** Exercise description **
Every line with the string "full" should be gathered.
* * *
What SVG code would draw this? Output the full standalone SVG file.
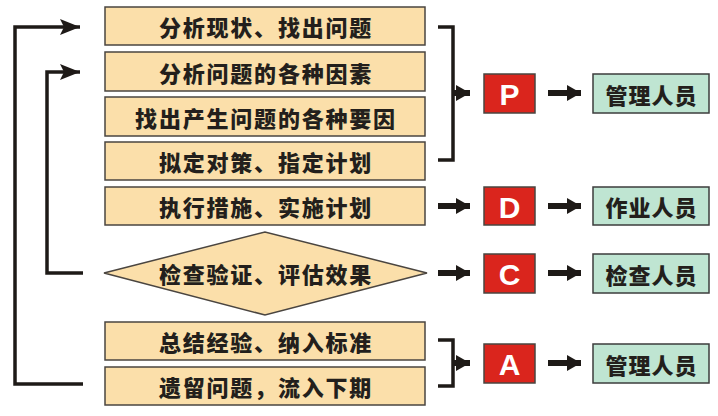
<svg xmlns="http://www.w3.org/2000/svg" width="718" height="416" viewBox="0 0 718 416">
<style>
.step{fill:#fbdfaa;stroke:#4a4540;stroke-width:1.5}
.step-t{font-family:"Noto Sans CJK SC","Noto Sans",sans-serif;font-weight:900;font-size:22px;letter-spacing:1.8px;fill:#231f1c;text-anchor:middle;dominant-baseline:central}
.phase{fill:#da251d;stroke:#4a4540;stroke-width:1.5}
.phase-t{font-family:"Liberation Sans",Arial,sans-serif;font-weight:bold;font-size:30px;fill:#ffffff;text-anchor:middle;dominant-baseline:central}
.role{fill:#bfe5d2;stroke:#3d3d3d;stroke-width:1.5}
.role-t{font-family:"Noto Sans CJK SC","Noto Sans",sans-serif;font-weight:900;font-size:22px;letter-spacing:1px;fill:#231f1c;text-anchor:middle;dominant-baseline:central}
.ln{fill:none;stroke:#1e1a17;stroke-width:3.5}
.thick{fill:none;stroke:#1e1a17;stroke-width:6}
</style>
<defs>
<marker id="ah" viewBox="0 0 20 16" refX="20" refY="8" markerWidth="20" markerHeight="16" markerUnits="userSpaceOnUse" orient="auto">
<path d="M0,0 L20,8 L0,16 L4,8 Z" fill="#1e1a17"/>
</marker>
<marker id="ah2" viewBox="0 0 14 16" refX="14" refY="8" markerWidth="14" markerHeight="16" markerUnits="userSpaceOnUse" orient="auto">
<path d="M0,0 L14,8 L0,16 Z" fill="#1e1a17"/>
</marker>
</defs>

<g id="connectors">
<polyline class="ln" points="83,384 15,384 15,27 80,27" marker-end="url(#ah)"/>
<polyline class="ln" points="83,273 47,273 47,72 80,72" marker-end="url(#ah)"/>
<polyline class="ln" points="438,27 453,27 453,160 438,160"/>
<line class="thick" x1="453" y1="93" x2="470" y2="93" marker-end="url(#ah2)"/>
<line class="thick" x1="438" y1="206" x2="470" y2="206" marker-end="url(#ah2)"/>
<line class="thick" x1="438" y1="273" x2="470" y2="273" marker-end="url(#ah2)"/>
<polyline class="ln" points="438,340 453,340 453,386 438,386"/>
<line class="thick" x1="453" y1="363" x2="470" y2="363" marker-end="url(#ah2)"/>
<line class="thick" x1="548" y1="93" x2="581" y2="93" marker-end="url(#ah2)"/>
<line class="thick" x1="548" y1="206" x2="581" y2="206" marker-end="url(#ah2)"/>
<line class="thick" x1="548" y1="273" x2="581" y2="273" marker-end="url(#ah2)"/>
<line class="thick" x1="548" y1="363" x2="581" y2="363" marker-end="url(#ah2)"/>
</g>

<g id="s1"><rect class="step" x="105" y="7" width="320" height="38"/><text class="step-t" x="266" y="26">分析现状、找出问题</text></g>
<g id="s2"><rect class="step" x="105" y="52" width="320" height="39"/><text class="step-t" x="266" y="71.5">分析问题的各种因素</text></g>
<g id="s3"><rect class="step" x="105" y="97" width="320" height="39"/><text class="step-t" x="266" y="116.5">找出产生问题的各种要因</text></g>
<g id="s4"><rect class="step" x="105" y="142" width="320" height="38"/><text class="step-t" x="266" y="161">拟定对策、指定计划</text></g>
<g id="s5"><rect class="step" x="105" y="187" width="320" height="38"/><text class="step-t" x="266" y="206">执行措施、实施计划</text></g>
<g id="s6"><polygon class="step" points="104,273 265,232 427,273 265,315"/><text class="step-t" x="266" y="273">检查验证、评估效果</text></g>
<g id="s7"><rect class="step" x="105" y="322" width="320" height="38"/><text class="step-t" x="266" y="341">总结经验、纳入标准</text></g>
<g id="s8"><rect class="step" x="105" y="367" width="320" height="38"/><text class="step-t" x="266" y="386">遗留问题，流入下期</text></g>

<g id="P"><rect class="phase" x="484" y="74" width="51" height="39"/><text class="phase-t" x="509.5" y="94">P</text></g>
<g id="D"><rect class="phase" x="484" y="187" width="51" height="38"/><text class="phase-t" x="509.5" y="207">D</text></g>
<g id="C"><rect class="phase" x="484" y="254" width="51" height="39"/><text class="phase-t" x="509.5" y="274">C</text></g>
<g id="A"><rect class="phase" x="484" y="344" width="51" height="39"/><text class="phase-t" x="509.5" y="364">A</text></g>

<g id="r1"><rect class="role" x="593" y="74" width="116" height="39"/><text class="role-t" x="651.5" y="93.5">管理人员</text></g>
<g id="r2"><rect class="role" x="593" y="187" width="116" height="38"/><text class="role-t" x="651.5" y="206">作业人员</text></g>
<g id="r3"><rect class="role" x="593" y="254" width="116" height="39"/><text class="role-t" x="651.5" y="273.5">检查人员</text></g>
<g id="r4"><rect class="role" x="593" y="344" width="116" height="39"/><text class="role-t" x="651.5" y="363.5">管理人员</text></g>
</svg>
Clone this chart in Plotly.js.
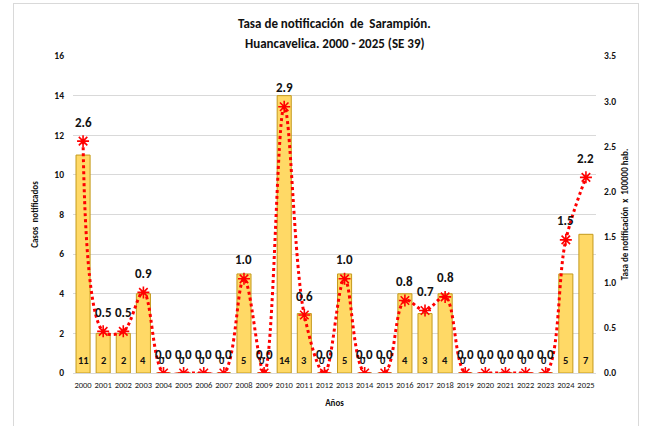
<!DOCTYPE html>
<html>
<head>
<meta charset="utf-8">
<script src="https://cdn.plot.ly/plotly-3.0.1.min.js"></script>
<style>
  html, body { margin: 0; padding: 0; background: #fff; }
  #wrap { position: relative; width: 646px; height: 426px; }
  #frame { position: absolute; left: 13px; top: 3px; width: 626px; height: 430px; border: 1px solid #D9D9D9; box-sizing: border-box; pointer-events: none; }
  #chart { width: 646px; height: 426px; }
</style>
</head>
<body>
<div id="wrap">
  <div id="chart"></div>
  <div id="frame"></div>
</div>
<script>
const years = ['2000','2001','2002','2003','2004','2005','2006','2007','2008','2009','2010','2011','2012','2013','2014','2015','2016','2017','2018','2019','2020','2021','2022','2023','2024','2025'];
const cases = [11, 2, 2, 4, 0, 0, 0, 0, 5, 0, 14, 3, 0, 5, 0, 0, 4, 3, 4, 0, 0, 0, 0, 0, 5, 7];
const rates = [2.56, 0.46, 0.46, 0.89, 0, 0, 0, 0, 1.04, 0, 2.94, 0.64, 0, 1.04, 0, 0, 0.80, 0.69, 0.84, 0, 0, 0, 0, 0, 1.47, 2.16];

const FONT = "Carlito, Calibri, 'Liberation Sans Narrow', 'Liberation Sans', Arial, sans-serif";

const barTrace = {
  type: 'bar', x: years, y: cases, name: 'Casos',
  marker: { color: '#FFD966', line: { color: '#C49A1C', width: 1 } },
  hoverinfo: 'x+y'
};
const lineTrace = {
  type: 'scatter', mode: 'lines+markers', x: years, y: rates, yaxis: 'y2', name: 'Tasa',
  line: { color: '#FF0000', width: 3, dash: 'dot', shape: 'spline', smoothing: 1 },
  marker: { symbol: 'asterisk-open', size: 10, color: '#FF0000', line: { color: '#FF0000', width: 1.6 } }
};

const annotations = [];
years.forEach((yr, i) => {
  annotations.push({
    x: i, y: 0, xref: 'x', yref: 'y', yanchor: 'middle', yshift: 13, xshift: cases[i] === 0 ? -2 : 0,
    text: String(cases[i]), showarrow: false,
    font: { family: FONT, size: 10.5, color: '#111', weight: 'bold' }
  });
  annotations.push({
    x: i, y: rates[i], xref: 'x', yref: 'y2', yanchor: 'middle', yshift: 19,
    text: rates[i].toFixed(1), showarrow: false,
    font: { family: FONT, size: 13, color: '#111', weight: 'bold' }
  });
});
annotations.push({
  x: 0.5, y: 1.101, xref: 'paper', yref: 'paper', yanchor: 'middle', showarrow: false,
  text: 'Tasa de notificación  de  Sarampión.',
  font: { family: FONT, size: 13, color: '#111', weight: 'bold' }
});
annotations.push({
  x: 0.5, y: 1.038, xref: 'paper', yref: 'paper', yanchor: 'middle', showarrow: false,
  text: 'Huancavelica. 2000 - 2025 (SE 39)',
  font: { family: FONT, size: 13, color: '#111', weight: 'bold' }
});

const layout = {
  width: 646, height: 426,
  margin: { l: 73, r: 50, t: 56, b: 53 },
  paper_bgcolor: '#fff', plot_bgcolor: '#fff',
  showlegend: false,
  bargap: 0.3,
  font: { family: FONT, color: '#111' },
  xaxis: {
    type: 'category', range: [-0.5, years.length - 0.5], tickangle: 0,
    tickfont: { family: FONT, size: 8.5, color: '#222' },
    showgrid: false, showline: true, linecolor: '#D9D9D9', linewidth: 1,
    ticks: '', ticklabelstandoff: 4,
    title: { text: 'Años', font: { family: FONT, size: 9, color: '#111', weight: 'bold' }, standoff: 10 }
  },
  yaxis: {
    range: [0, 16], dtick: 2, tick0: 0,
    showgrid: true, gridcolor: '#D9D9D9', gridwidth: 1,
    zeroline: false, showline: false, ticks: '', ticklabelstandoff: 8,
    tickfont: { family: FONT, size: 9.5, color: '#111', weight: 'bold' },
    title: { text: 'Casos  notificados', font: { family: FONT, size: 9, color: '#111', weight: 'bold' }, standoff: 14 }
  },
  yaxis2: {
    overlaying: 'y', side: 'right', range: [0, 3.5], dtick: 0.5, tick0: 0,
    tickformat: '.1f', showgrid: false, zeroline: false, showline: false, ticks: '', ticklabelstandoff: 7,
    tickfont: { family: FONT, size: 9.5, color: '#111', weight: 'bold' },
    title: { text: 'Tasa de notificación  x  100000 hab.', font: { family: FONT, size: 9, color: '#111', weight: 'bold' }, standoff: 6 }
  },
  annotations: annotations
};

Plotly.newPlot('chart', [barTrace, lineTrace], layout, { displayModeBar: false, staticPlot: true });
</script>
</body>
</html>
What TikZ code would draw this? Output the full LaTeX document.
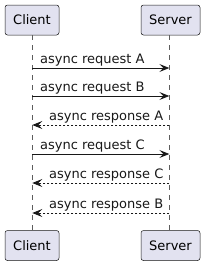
* * *
** The completed task **
What SVG code would draw this? Output the full standalone SVG file.
What TikZ code would draw this? Output the full LaTeX document.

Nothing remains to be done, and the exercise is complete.